The expectations set out in the plan reflect the comprehensive and high-quality care the NHS should deliver to patients and service users every day. A holistic view of health, care and wellbeing is taken across primary, community, secondary and social care, with appropriate emphasis on the wider determinants of health. In the secondary care sector, existing and additional performance standards are fully funded, take account of the current position on workforce, and are deliverable within the timeframe required. The overall financial and performance task set for the provider sector and the wider NHS can be sustainably delivered so that the vast majority of trusts, performing well, can deliver what is asked of them. 

Measures:

  • The plan recognises the reality of the increasing demand for care that will come from an ageing population and the increased acuity and complexity this will bring. The plan must honestly and realistically set out how the health and care system will meet these demands.
  • Patient safety and outcomes for patients and service users are protected and improved.
  • Trusts have a clear implementation plan, with realistic recovery trajectories for finance and performance, and are only set performance requirements backed up with full funding.

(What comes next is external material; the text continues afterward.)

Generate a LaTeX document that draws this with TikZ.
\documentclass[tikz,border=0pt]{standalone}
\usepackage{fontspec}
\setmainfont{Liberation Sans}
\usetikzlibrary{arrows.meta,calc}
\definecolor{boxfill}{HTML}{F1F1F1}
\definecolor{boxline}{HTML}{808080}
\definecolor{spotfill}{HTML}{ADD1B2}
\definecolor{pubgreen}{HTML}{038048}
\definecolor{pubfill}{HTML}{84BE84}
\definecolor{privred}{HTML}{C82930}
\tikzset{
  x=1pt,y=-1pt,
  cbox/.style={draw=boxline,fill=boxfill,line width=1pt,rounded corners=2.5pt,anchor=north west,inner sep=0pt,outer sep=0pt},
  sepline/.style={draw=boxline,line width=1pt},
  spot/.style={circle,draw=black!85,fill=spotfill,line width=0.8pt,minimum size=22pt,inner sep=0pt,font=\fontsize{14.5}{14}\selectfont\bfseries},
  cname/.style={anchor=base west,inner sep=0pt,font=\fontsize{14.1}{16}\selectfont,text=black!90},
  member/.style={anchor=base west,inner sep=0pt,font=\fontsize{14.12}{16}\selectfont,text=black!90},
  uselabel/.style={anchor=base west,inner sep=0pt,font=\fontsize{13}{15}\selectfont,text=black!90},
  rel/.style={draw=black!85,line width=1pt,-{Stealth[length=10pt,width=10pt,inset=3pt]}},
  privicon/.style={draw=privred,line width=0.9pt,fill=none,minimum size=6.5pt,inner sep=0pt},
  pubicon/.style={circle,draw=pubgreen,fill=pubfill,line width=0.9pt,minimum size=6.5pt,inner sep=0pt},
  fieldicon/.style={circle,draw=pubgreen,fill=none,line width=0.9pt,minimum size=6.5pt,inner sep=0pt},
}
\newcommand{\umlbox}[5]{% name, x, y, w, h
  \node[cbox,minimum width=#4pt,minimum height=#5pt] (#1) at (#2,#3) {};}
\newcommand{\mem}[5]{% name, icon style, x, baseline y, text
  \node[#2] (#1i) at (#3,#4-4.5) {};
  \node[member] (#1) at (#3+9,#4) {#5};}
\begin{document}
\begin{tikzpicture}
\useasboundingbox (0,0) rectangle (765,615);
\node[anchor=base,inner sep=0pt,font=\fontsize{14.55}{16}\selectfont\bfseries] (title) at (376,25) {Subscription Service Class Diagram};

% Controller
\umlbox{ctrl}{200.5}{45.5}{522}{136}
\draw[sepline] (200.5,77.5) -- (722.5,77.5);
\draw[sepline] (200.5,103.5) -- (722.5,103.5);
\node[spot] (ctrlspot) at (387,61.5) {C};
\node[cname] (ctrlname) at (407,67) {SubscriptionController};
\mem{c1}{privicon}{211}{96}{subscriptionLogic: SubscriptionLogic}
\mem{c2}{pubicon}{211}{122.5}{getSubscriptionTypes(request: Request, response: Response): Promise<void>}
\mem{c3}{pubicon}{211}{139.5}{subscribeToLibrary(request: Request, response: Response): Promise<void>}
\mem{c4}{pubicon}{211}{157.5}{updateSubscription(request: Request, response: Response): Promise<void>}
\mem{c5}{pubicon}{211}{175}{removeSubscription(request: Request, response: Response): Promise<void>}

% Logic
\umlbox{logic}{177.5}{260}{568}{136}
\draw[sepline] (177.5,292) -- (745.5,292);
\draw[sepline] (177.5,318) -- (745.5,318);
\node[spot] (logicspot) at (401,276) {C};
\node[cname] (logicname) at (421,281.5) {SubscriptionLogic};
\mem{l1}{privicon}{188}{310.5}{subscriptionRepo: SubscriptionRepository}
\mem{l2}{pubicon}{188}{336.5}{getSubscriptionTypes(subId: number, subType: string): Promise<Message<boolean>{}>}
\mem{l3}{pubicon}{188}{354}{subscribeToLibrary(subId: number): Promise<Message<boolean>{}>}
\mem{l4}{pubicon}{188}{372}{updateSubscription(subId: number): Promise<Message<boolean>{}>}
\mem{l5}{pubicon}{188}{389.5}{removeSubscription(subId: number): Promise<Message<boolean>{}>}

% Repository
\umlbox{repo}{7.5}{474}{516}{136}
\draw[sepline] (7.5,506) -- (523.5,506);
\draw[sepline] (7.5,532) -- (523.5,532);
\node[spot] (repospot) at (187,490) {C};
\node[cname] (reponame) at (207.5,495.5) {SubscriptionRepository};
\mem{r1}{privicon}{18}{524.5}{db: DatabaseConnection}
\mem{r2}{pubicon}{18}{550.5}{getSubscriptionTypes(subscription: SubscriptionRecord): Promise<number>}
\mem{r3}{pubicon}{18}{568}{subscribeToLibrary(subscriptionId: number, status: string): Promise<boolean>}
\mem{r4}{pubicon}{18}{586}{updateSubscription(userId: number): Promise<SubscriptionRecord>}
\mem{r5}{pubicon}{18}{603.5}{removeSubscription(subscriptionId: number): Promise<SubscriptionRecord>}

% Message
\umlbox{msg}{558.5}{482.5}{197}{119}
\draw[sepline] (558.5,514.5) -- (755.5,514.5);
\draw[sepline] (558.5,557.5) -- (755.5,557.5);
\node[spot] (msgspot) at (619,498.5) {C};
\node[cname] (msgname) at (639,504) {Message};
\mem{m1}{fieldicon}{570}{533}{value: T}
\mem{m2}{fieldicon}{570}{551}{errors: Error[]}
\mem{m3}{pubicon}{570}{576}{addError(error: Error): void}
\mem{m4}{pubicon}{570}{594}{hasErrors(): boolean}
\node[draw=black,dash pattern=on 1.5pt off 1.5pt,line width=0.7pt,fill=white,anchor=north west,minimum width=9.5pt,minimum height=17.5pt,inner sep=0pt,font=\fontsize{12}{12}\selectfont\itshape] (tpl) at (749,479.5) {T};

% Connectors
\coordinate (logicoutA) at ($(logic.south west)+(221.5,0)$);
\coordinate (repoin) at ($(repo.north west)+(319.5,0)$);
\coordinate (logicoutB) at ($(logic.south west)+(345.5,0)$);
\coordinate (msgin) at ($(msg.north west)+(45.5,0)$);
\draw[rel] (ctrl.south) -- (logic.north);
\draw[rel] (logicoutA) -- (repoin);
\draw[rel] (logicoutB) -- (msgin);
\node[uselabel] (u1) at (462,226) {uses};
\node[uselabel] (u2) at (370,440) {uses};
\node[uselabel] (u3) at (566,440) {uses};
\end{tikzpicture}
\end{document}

  • Realistic assumptions are made about productivity and efficiency gains, demand management and the speed and scale of any benefits derived from change or transformation programmes.
  • The plan helps to make the most of the money available by setting out a new financial architecture. This should maximise the level of funding reaching frontline organisations, better enabling both greater spending on care and sustainable delivery of care.
  • Priorities are clearly identified and, where difficult choices need to be made, this is done through a transparent, open and clearly communicated process.
  • There is an explicit measurement of what trusts are being asked to deliver against their current delivery capacity and capability.
  • The plan recognises that consistently providing care as early as possible and in the right setting will require fundamental reform of the primary care sector with significant emphasis on reducing health inequalities, and making the system work for vulnerable and hard to reach groups.